My friend Tim Chesterton, an Anglican priest in Canada, has written an excellent (but rather long) post Good News: Inclusion, New Creation, and the Limits to Transformation. This is in part his reaction to the position taken by The Episcopal Church (TEC), which is rapidly leading to a parting of ways from the majority of the Anglican Communion. Tim’s post has already received an episcopal “imprimatur”, in the first comment.
Tim is not afraid to take on the issue of homosexuality, despite it being so controversial. Personally I would want to state more clearly than Tim does that same-sex attraction, at least when not carefully controlled, is not “part of God’s will for his creation”, but “part of the brokenness that evil has caused in the world” – but then perhaps Tim doesn’t want to invite the kind of reaction the Team Rector of my own parish received for what he said about this issue in a sermon, which made it to the front page of our local newspaper.
The implication of what Tim writes is that he cannot go along with the “progressives” in TEC, and in his own Anglican Church of Canada, for whom the gospel is only about unconditional inclusion without a call for transformation.

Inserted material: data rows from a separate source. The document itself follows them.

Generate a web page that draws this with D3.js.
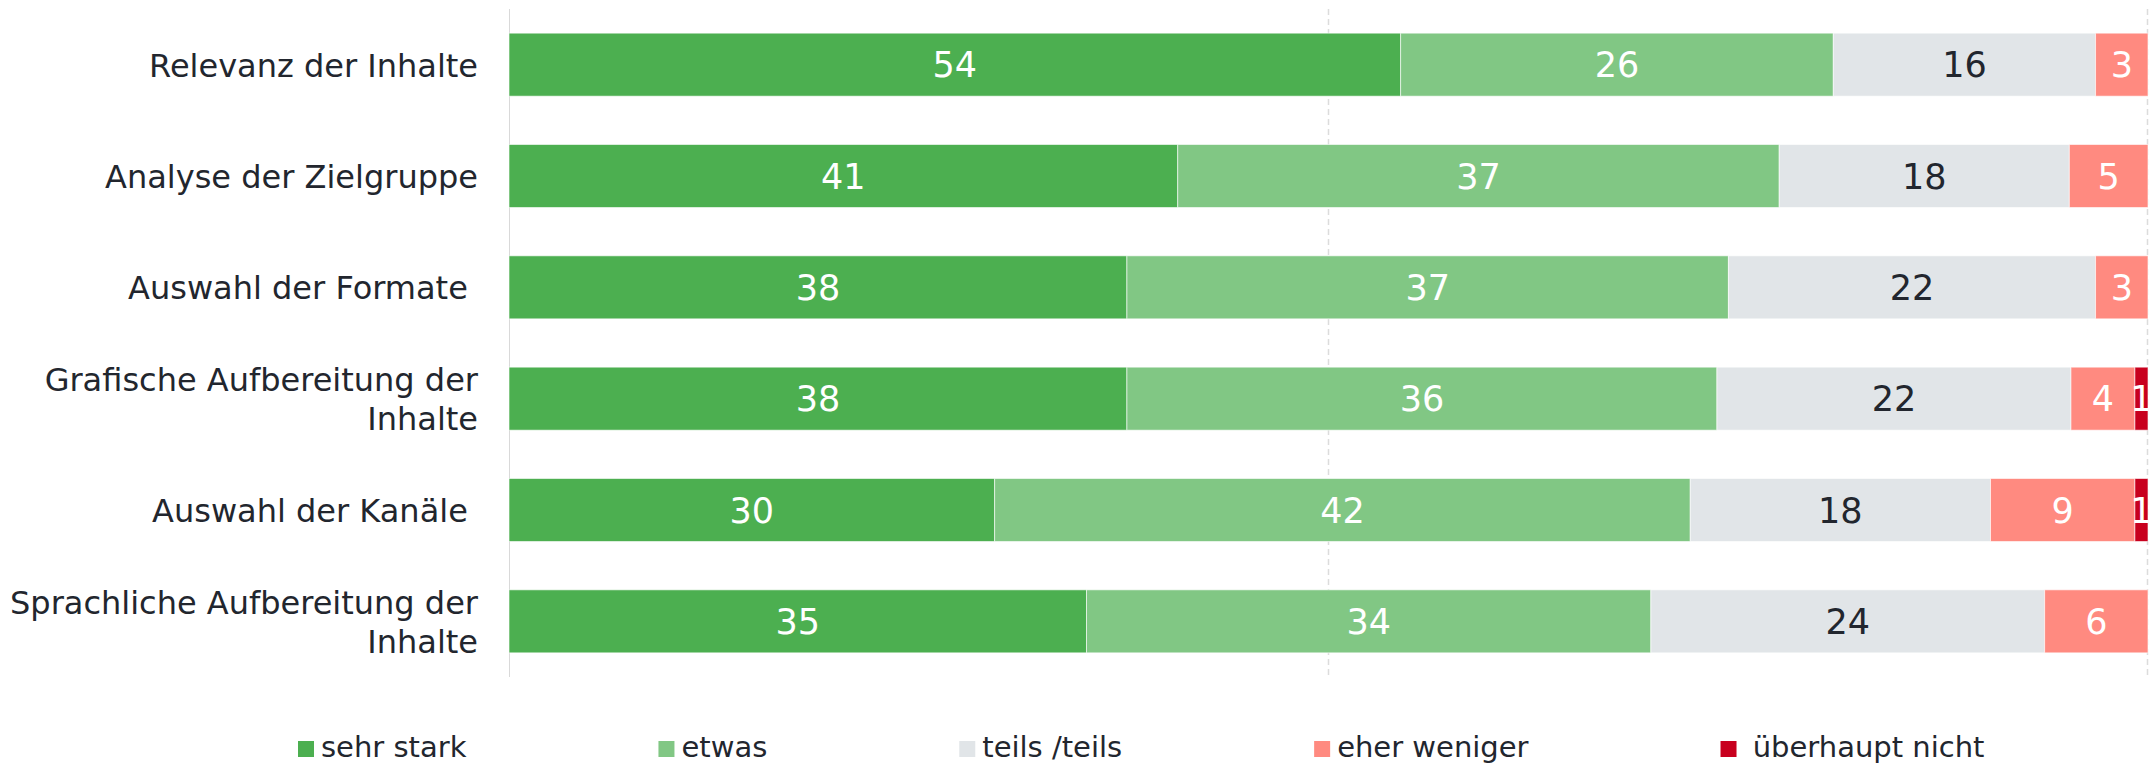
<!DOCTYPE html>
<html>
<head>
<meta charset="utf-8">
<script src="https://cdn.jsdelivr.net/npm/d3@7"></script>
<style>
    body { margin: 0; background: #fff; }
    text { font-family: "DejaVu Sans", Verdana, sans-serif; white-space: pre; }
</style>
</head>
<body>
<div id="main"></div>
<script>
// data (shares in percent; labels show them rounded)
const categories = ["Relevanz der Inhalte", "Analyse der Zielgruppe", "Auswahl der Formate ",
    "Grafische Aufbereitung der\nInhalte", "Auswahl der Kanäle ", "Sprachliche Aufbereitung der\nInhalte"];
const seriesNames = ["sehr stark", "etwas", "teils /teils", "eher weniger", " überhaupt nicht"];
const sehrStark = [54.4, 40.8, 37.7, 37.7, 29.6, 35.2];
const etwas = [26.4, 36.7, 36.7, 36.0, 42.4, 34.4];
const teilsTeils = [16.0, 17.7, 22.4, 21.6, 18.3, 24.0];
const eherWeniger = [3.2, 4.8, 3.2, 3.9, 8.8, 6.3];
const ueberhauptNicht = [0, 0, 0, 0.8, 0.8, 0];
const gridTicks = [0.5, 1];

// dimensions
const svg_width = 2151,
    svg_height = 764;
const margin = {top: 9, right: 3, bottom: 87, left: 509};
const graph_width = svg_width - margin.left - margin.right,
    graph_height = svg_height - margin.top - margin.bottom;

const colors = ["#4caf50", "#81c784", "#e1e5e8", "#ff8a80", "#c8001e"];
const labelColors = ["#ffffff", "#ffffff", "#22262e", "#ffffff", "#ffffff"];

// reshape into rows for the stack
const keys = ["s0", "s1", "s2", "s3", "s4"];
const allSeries = [sehrStark, etwas, teilsTeils, eherWeniger, ueberhauptNicht];
const data = categories.map(function(c, i) {
    const row = {category: c};
    keys.forEach(function(k, j) { row[k] = allSeries[j][i]; });
    return row;
});
const stacked = d3.stack().keys(keys).offset(d3.stackOffsetExpand)(data);

var svg = d3.select("#main").append("svg")
    .attr("width", svg_width)
    .attr("height", svg_height);
var g = svg.append("g")
    .attr("transform", `translate(${margin.left}, ${margin.top})`);

var xScale = d3.scaleLinear().domain([0, 1]).range([0, graph_width]);
var yScale = d3.scaleBand().domain(categories).range([0, graph_height]).paddingInner(0.434).paddingOuter(0.217);

// grid lines
g.selectAll(".grid")
    .data(gridTicks)
    .enter().append("line")
    .attr("x1", d => Math.round(xScale(d)) - 0.5)
    .attr("x2", d => Math.round(xScale(d)) - 0.5)
    .attr("y1", 0)
    .attr("y2", graph_height)
    .attr("stroke", "#dcdcdc")
    .attr("stroke-width", 1.5)
    .attr("stroke-dasharray", "6,4");
g.append("line")
    .attr("x1", 0.5).attr("x2", 0.5)
    .attr("y1", 0).attr("y2", graph_height)
    .attr("stroke", "#d9d9d9");

// bars
var layers = g.selectAll(".layer")
    .data(stacked)
    .enter().append("g")
    .attr("class", "layer")
    .attr("fill", (d, i) => colors[i]);
layers.selectAll("rect")
    .data(d => d)
    .enter().append("rect")
    .attr("x", d => xScale(d[0]))
    .attr("y", d => yScale(d.data.category))
    .attr("width", d => Math.max(0, xScale(d[1]) - xScale(d[0])))
    .attr("height", yScale.bandwidth())
    .attr("stroke", "#ffffff")
    .attr("stroke-opacity", 0.6)
    .attr("stroke-width", 1);

// data labels, clipped to plot area
g.append("defs").append("clipPath").attr("id", "clip")
    .append("rect").attr("width", graph_width).attr("height", graph_height);
var labels = g.append("g").attr("clip-path", "url(#clip)");
stacked.forEach(function(layer, i) {
    labels.selectAll(".lbl" + i)
        .data(layer.filter(d => d.data[layer.key] > 0))
        .enter().append("text")
        .attr("x", d => (xScale(d[0]) + xScale(d[1])) / 2)
        .attr("y", d => yScale(d.data.category) + yScale.bandwidth() / 2 + 12.5)
        .attr("text-anchor", "middle")
        .attr("font-size", "35px")
        .attr("fill", labelColors[i])
        .text(d => Math.round(d.data[layer.key]));
});

// category labels
categories.forEach(function(c) {
    const lines = c.split("\n");
    const cy = yScale(c) + yScale.bandwidth() / 2;
    const t = g.append("text")
        .attr("text-anchor", "end")
        .attr("font-size", "32px")
        .attr("fill", "#22262e");
    lines.forEach(function(line, k) {
        t.append("tspan")
            .attr("x", -31)
            .attr("y", cy + 12 - (lines.length - 1) * 19.5 + k * 39)
            .text(line);
    });
});

// legend
var legend = svg.append("g").attr("transform", "translate(298, 0)");
var lx = 0;
seriesNames.forEach(function(name, i) {
    const item = legend.append("g").attr("transform", `translate(${lx}, 0)`);
    item.append("rect")
        .attr("x", 0).attr("y", 741)
        .attr("width", 16).attr("height", 16)
        .attr("fill", colors[i]);
    const t = item.append("text")
        .attr("x", 23).attr("y", 757)
        .attr("font-size", "29px")
        .attr("fill", "#22262e")
        .text(name);
    lx += 23 + t.node().getComputedTextLength() + 192;
});
</script>
</body>
</html>
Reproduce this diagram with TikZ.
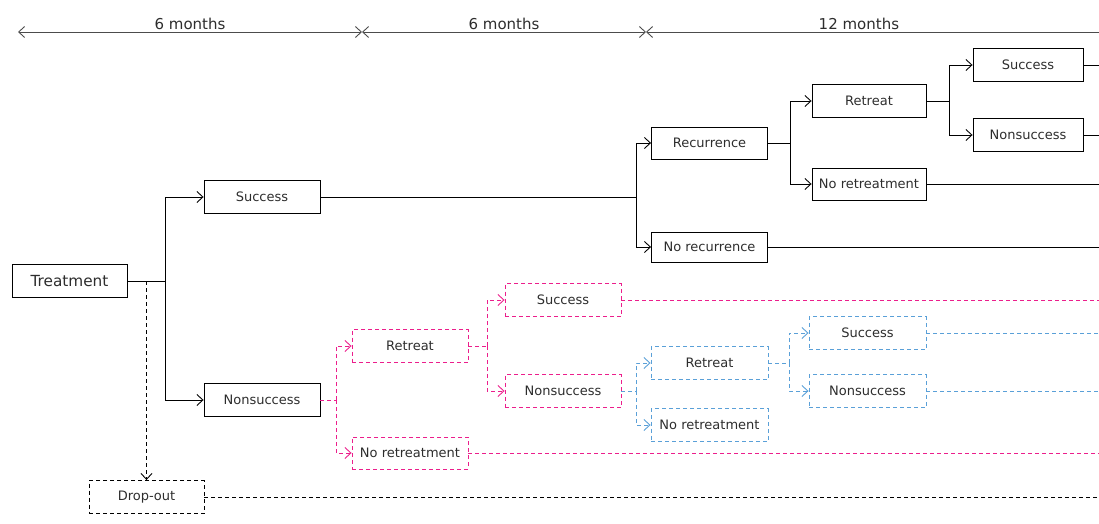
\documentclass[tikz,border=0pt]{standalone}
\usepackage{fontspec}
\setmainfont{DejaVu Sans}
\usetikzlibrary{arrows.meta}
\definecolor{pinkline}{RGB}{236,30,140}
\definecolor{blueline}{RGB}{90,160,216}
\definecolor{textgray}{RGB}{45,45,45}

\begin{document}
\begin{tikzpicture}[x=1pt, y=-1pt, line width=0.9pt, >={Straight Barb[length=6pt,width=11pt]},
  font=\fontsize{13}{15}\selectfont, text=textgray,
  box/.style={draw, minimum width=116pt, minimum height=33pt, inner sep=2pt},
  pinkbox/.style={box, draw=pinkline, dash pattern=on 4pt off 3pt},
  bluebox/.style={box, draw=blueline, dash pattern=on 4pt off 3pt},
  pinkdash/.style={draw=pinkline, dash pattern=on 4pt off 3pt},
  bluedash/.style={draw=blueline, dash pattern=on 4pt off 3pt},
  blackdash/.style={dash pattern=on 4pt off 3pt},
  span/.style={<->, draw=black!70}]
  \useasboundingbox (0,0) rectangle (1099,524);
  \coordinate (edge) at (1099,0);

  % time spans
  \coordinate (t0) at (18,32);
  \coordinate (t1) at (362,32);
  \coordinate (t2) at (646,32);
  \coordinate (t3) at (1099,32);
  \draw[span] (t0) -- node[above=-1pt, font=\fontsize{15}{17}\selectfont]{6 months} (t1);
  \draw[span] (t1) -- node[above=-1pt, font=\fontsize{15}{17}\selectfont]{6 months} (t2);
  \draw[<-, draw=black!70] (t2) -- node[above=-1pt, pos=0.47, font=\fontsize{15}{17}\selectfont]{12 months} (t3);

  % first level
  \node[box, minimum width=115pt, font=\fontsize{15.3}{17}\selectfont] (treat) at (69.5,281) {Treatment};
  \node[box] (succ) at (262,197) {Success};
  \node[box] (nonsucc) at (262,400) {Nonsuccess};
  \node[box, blackdash, minimum width=115pt] (drop) at (146.5,497) {Drop-out};

  % after success
  \node[box, minimum height=32pt] (recur) at (709.5,143) {Recurrence};
  \node[box, minimum height=30pt] (norecur) at (709.5,247) {No recurrence};
  \node[box, minimum width=114pt] (retreat) at (869,101) {Retreat};
  \node[box, minimum width=114pt, minimum height=32pt] (noretreat) at (869,184) {No retreatment};
  \node[box, minimum width=110pt] (rsucc) at (1028,65) {Success};
  \node[box, minimum width=110pt] (rnonsucc) at (1028,135) {Nonsuccess};

  % after nonsuccess (pink)
  \node[pinkbox] (pretreat) at (410,346) {Retreat};
  \node[pinkbox, minimum height=32pt] (pnoretreat) at (410,453) {No retreatment};
  \node[pinkbox] (psucc) at (563,300) {Success};
  \node[pinkbox] (pnonsucc) at (563,391) {Nonsuccess};

  % after second nonsuccess (blue)
  \node[bluebox, minimum width=117pt] (bretreat) at (709.5,363) {Retreat};
  \node[bluebox, minimum width=117pt] (bnoretreat) at (709.5,425) {No retreatment};
  \node[bluebox, minimum width=117pt] (bsucc) at (867.5,333) {Success};
  \node[bluebox, minimum width=117pt] (bnonsucc) at (867.5,391) {Nonsuccess};

  % junctions
  \coordinate (j1) at (165,281);
  \coordinate (j2) at (636,197);
  \coordinate (j3) at (790,143);
  \coordinate (j4) at (949,101);
  \coordinate (jd) at (146.5,281);
  \coordinate (pj1) at (336,400);
  \coordinate (pj2) at (487,346);
  \coordinate (bj1) at (636,391);
  \coordinate (bj2) at (789,363);

  % solid tree
  \draw (treat) -- (j1);
  \draw[->] (j1) |- (succ);
  \draw[->] (j1) |- (nonsucc);
  \draw (succ) -- (j2);
  \draw[->] (j2) |- (recur);
  \draw[->] (j2) |- (norecur);
  \draw (recur) -- (j3);
  \draw[->] (j3) |- (retreat);
  \draw[->] (j3) |- (noretreat);
  \draw (retreat) -- (j4);
  \draw[->] (j4) |- (rsucc);
  \draw[->] (j4) |- (rnonsucc);
  \draw (rsucc) -- (rsucc -| edge);
  \draw (rnonsucc) -- (rnonsucc -| edge);
  \draw (noretreat) -- (noretreat -| edge);
  \draw (norecur) -- (norecur -| edge);

  % drop-out
  \draw[->, blackdash] (jd) -- (drop);
  \draw[blackdash] (drop) -- (drop -| edge);

  % pink tree
  \draw[pinkdash] (nonsucc) -- (pj1);
  \draw[->, pinkdash] (pj1) |- (pretreat);
  \draw[->, pinkdash] (pj1) |- (pnoretreat);
  \draw[pinkdash] (pretreat) -- (pj2);
  \draw[->, pinkdash] (pj2) |- (psucc);
  \draw[->, pinkdash] (pj2) |- (pnonsucc);
  \draw[pinkdash] (psucc) -- (psucc -| edge);
  \draw[pinkdash] (pnoretreat) -- (pnoretreat -| edge);

  % blue tree
  \draw[bluedash] (pnonsucc) -- (bj1);
  \draw[->, bluedash] (bj1) |- (bretreat);
  \draw[->, bluedash] (bj1) |- (bnoretreat);
  \draw[bluedash] (bretreat) -- (bj2);
  \draw[->, bluedash] (bj2) |- (bsucc);
  \draw[->, bluedash] (bj2) |- (bnonsucc);
  \draw[bluedash] (bsucc) -- (bsucc -| edge);
  \draw[bluedash] (bnonsucc) -- (bnonsucc -| edge);
\end{tikzpicture}
\end{document}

But it also implies that he cannot go along with those who reject the inclusiveness of the gospel, the apparent stance of some of the more conservative Anglicans who have been forced out of the official churches. I would agree with Tim on both these points.
This suggests to me that there is a strong central strand within global Anglicanism which does not want to go along with either of the extremes but is feeling torn apart as the apparently inevitable schism proceeds. It will be interesting to see what happens to this central strand. I would hope and pray that it is able to survive and grow through these difficult times, and perhaps emerge as the surviving core of the Anglican Communion as the extremes on either side go their own ways. But for that to happen this central strand will need some strong leadership. Perhaps the highly respected Bishop N.T. Wright, whose article I quoted a few days ago, can provide this leadership and some kind of focus of unity.
but then perhaps Tim doesn’t want to invite the kind of reaction the Team Rector of my own parish received for what he said about this issue in a sermon, which made it to the front page of our local newspaper.
Or perhaps Tim doesn’t want to cause undue pain to his daughter, who will be marrying her girlfriend in about a month. We love them both.
Fair enough, Tim. My own provisional position is that such a union is morally equivalent to remarriage after divorce, not God’s ideal but acceptable as a response to “part of the brokenness that evil has caused in the world”.